Winston Groom (Jeff Roberts/AP)

Winston Groom, author of the new must-read book “Shiloh, 1862,” will speak at National Geographic on Thursday at 7:30 p.m. If he is anywhere near as good a speaker as he is a writer, this will be a terrific evening for anyone with an interest in the Civil War.

Groom, author of eight fiction and seven nonfiction books, has given the Battle of Shiloh the mega attention that it deserves by writing a book with the storytelling appeal of fiction but solidly backed with fact.

Shiloh, also known as Pittsburg Landing, was fought on the Tennessee-Mississippi border just north of Corinth on April 6 and 7, 1862. The spring that year was much like the one here in the Washington area now, with a burst of flowering trees, blue sky and pleasant weather. It should have been gloomy and nasty because, by the end of two days, close to 3,500 men had died, 16,000 were wounded and more than 7,000 were missing.

Groom doesn’t ignore the military aspect of the battle, but the terribleness of war, and particularly of that battle, is brilliantly told by some of the victims, both civilian and military, who experienced the fighting, what the author called that dreadful something that descended on them “as swift and merciless as a cyclone from the southern plains.”

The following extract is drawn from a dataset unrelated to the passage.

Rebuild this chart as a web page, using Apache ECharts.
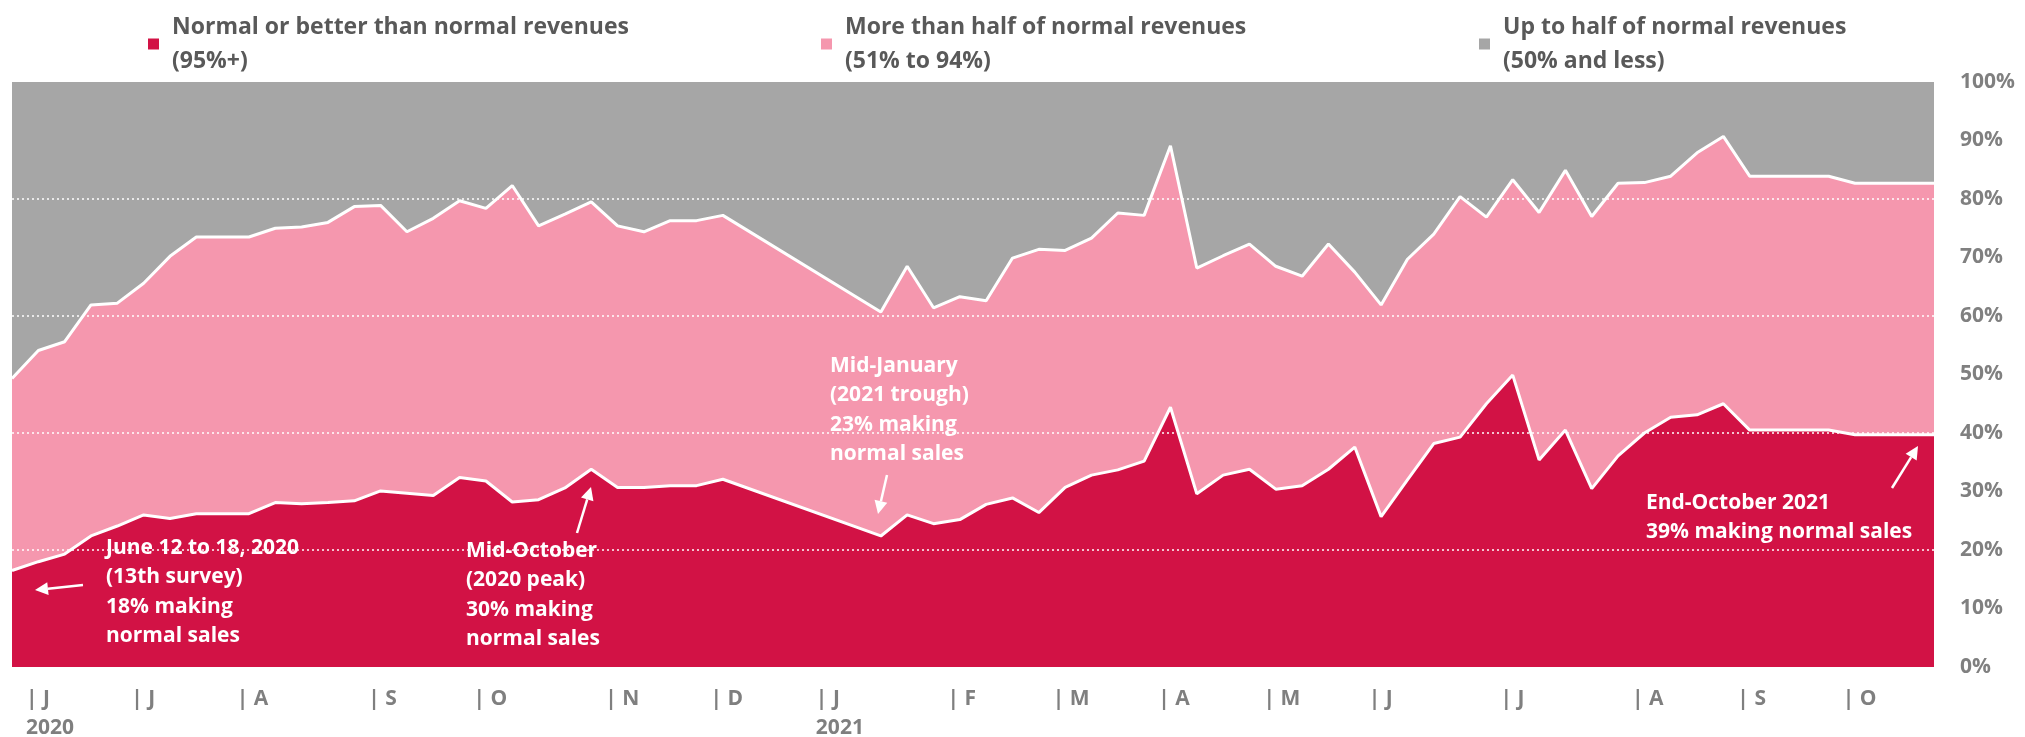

There is little Elsie Duncan, whose father was the minister at the log Shiloh Chapel and the drill sergeant for the local recruits. The battle raged in front of their house, leaving in its wake “dead men and horses.” Inside the house, “the floor was covered with blood” where the wounded and dead had been brought.

Gen. William Tecumseh Sherman, long before he became famous for his destructive marches through the South, was a principle player at Shiloh. Here he is the buffoon who inexplicably turned aside a dozen reports of Confederate armies heading for the Union camp. He called those reporting to him “scaredy-cats.”

Leander Stillwell, an 18-year-old Union corporal, stood in line waiting for the enemy to appear. He thought of his old log cabin back in Illinois and his father and mother, “who would be getting my little brothers ready for Sunday school, the old dog lying asleep, the hens cackling about the barn.”

There are many more real people telling their stories thanks to massive research on the part of Groom.

At the end of the book, it seemed odd to be back in the world of 2012. The feeling is like leaving a theater after a particularly terrific movie and blinking in the bright sunlight, not quite able to throw off the mood.

This is a book that will stay with you for a very long time.